▶ _Data rows_:
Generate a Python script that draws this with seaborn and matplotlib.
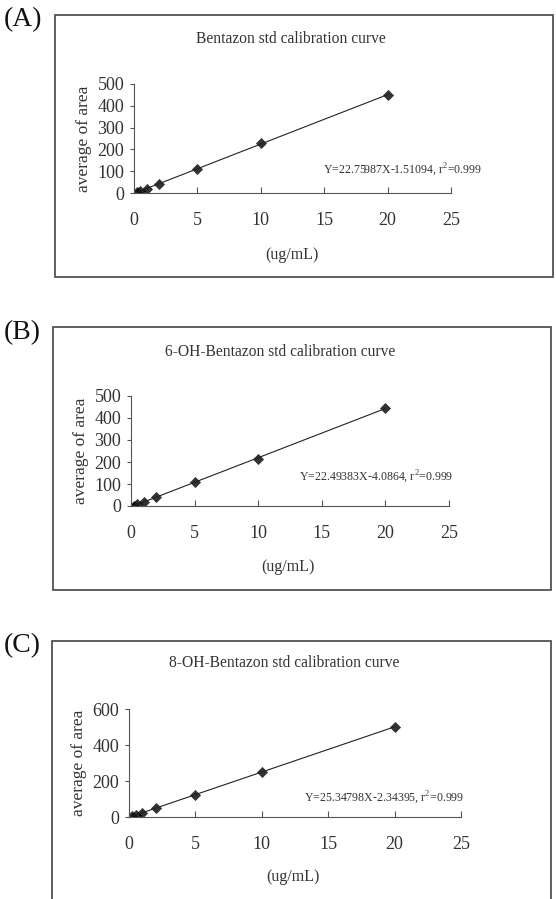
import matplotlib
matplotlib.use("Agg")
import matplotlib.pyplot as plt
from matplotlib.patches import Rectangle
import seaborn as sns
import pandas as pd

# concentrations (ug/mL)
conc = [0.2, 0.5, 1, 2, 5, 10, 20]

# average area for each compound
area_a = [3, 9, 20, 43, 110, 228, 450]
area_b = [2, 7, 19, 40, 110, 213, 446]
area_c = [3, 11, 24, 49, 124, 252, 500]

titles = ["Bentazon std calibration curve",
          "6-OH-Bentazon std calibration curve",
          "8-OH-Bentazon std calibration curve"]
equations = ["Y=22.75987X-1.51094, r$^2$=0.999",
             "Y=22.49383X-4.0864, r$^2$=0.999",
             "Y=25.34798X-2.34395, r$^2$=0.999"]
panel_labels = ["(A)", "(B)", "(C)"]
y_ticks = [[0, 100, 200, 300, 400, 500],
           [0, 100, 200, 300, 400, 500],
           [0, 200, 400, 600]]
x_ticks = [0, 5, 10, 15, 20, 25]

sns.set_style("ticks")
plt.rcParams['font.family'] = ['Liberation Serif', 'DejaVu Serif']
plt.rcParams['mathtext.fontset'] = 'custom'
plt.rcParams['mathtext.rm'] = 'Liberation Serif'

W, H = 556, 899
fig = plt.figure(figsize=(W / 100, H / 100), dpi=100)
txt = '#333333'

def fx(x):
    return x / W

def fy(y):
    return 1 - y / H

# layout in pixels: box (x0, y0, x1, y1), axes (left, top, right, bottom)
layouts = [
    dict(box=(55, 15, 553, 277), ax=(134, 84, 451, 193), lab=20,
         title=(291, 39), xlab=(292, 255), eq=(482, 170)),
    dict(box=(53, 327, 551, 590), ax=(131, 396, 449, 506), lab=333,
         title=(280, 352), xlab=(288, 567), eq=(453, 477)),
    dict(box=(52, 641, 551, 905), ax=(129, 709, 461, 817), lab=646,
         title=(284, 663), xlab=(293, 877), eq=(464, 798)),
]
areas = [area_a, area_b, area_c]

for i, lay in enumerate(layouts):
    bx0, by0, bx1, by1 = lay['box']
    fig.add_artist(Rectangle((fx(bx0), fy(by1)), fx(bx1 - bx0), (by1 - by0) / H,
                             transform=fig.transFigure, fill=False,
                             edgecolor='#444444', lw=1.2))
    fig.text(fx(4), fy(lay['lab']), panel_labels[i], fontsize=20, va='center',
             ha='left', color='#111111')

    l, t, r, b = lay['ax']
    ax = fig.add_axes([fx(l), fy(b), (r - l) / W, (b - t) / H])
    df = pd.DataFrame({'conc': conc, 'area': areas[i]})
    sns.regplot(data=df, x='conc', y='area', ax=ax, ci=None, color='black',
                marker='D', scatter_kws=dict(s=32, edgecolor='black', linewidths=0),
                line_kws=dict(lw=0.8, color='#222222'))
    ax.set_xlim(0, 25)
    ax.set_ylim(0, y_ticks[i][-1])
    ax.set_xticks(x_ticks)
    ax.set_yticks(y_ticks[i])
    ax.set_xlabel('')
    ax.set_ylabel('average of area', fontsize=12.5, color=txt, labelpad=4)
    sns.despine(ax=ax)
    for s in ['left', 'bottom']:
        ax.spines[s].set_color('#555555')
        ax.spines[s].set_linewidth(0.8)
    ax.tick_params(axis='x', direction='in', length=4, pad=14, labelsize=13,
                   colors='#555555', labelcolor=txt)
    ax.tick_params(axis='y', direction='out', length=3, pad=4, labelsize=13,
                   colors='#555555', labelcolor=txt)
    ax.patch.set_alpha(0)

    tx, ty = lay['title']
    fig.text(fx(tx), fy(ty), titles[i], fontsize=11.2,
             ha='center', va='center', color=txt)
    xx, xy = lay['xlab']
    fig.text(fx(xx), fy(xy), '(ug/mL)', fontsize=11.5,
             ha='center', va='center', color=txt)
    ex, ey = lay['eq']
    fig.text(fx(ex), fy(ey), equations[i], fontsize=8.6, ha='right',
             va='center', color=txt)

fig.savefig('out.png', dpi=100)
==
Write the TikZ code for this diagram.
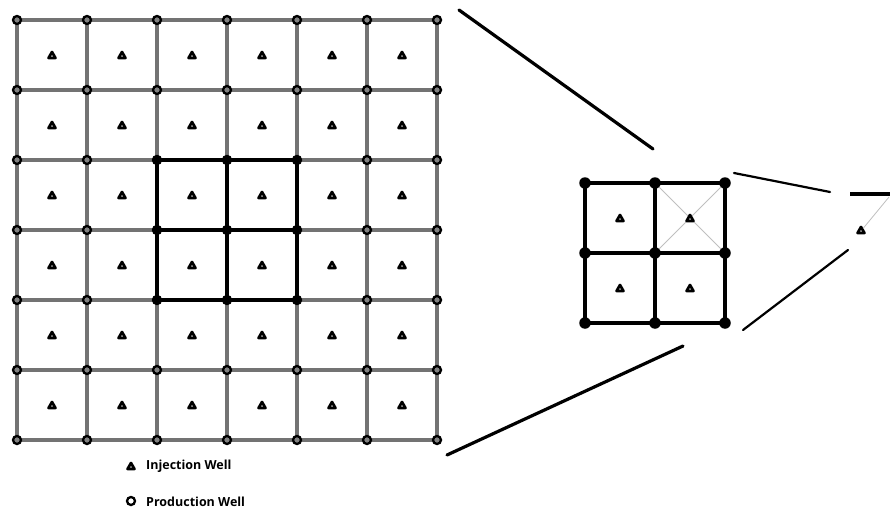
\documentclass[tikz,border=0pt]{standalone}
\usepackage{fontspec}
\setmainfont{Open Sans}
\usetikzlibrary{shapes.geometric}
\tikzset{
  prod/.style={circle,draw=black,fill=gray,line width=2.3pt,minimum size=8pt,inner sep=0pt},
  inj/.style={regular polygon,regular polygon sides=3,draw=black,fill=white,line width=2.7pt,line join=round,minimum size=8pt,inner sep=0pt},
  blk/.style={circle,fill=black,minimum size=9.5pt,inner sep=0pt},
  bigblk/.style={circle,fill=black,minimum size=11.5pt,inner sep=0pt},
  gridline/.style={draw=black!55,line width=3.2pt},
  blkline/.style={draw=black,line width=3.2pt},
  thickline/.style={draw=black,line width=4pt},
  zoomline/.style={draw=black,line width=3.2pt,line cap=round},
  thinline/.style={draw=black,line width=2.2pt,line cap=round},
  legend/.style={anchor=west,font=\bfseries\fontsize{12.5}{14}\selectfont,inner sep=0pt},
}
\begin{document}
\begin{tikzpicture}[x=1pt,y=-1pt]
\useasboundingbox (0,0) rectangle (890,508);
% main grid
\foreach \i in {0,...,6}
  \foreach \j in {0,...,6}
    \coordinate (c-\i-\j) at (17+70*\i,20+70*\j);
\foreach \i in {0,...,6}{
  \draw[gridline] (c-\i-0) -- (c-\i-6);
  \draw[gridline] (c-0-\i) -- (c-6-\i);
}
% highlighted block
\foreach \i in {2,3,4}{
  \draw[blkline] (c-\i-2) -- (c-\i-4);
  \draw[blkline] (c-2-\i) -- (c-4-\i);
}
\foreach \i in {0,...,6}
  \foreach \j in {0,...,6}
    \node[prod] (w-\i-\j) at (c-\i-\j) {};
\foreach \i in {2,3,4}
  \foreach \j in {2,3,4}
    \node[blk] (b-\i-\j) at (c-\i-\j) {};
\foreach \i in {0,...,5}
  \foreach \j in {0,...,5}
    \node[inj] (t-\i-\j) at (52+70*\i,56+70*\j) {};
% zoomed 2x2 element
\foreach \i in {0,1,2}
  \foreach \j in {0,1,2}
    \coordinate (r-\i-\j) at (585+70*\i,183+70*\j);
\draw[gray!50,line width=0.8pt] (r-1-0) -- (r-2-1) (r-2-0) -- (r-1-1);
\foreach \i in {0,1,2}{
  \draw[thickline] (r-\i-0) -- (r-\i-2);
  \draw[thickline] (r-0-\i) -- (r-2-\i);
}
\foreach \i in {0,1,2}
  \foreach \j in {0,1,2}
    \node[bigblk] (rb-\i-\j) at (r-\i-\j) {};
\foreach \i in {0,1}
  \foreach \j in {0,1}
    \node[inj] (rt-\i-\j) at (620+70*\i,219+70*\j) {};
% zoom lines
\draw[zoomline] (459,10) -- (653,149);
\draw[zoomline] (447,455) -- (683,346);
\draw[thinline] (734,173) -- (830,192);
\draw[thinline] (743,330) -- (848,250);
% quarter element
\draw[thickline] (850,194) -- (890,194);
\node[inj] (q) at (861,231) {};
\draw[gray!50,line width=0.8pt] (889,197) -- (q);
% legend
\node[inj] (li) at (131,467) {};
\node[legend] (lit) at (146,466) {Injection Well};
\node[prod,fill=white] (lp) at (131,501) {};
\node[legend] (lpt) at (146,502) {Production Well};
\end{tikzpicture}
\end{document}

▶ _Work to do_: Up in the listing, locate the line with "Generate a Python"; print it and every line after it down to the line with "x_ticks = [0, 5, 10, 15, 20, 25]", which is included too. Skip the pictures.

▶ _Written reply_:
Generate a Python script that draws this with seaborn and matplotlib.
import matplotlib
matplotlib.use("Agg")
import matplotlib.pyplot as plt
from matplotlib.patches import Rectangle
import seaborn as sns
import pandas as pd

# concentrations (ug/mL)
conc = [0.2, 0.5, 1, 2, 5, 10, 20]

# average area for each compound
area_a = [3, 9, 20, 43, 110, 228, 450]
area_b = [2, 7, 19, 40, 110, 213, 446]
area_c = [3, 11, 24, 49, 124, 252, 500]

titles = ["Bentazon std calibration curve",
          "6-OH-Bentazon std calibration curve",
          "8-OH-Bentazon std calibration curve"]
equations = ["Y=22.75987X-1.51094, r$^2$=0.999",
             "Y=22.49383X-4.0864, r$^2$=0.999",
             "Y=25.34798X-2.34395, r$^2$=0.999"]
panel_labels = ["(A)", "(B)", "(C)"]
y_ticks = [[0, 100, 200, 300, 400, 500],
           [0, 100, 200, 300, 400, 500],
           [0, 200, 400, 600]]
x_ticks = [0, 5, 10, 15, 20, 25]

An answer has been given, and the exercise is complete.